Ponte de Lima, Portugal
1 of 29João Morgado

This is a pure, enigmatic object, seemingly with no other function beyond the contemplations of its abstract surfaces and the way light evolves over them. Behind these surfaces, though, dissimulated doorways reveal unexpected spaces, new uses, while always suggesting the latent potential of new discoveries.

It’s an enigmatic object that, simultaneously, produces surprise, enriching the day-to-day architectural experience though minimal devices. Pragmatically, the purpose of this interior redesign for a recently built townhouse was to extract the maximum potential from the building characteristics, increasing both its functional capacity and the quality of its use. Originally featuring two bedrooms and a suite, this townhouse has two fronts (facing towards the east and the west) with a narrow and deep plan, turning both façades into valuable real-estate.

There were two main intentions for this interior renovation: on one hand to reorganize the layout in a more efficient way making possible a fourth space that could be used as an informal office or as a makeshift bedroom; on the other, to reserve the fronts for the primary spaces (kitchen, living and dining room, bedrooms), repositioning the services in the central area of the plan.

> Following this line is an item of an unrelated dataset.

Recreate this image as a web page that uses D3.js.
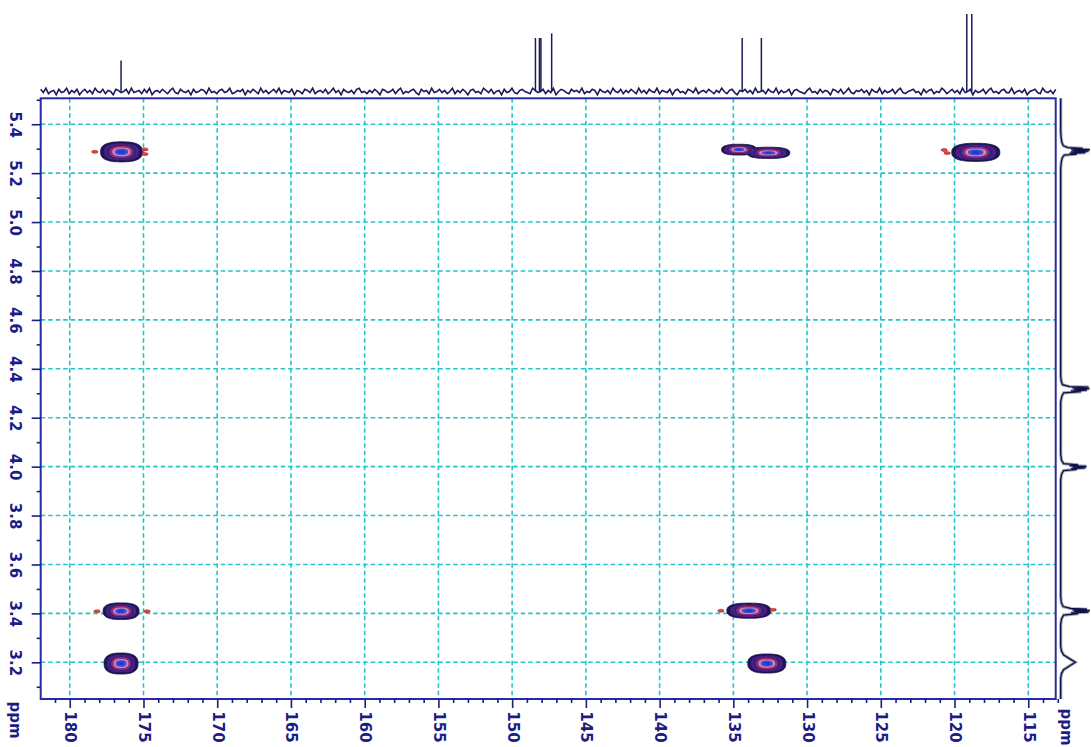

This was achieved by optimizing every square meter of surface, minimizing areas lost to circulation or irregular layouts, and adjusting each space to the minimal envelope its use required (allowing to decrease the original footprint of some spaces while increasing those with insufficient proposed areas).Therefore, in order to balance the intensive use of the construction areas, a very minimal approach was devised, insisting in clean white surfaces to maximize both the sense of space and how light travels throughout the house.

This townhouse’s plan organization is a pragmatic one, with a systematic approach to how -and with how much intensity- each space is used and lived, and how it interacts with other spaces in the context of the house fluxes, routines and circuits in the day-to-day life. It is, though, a design very much inscribed in the Portuguese architectural culture both in its organization and materials, with oak flooring throughout and Estremoz marble on the wet areas. Even if conformed by the desire to extract the utmost performance from its fixed envelope, obsessive care was put into every detail (with an intense focus on carpentry design), inscribing small moments of surprise and wonder in the architecture, joyfully enriching the experience of the home. The end result constitutes a soothingly serene architectural experience that maximizes the building’s potential.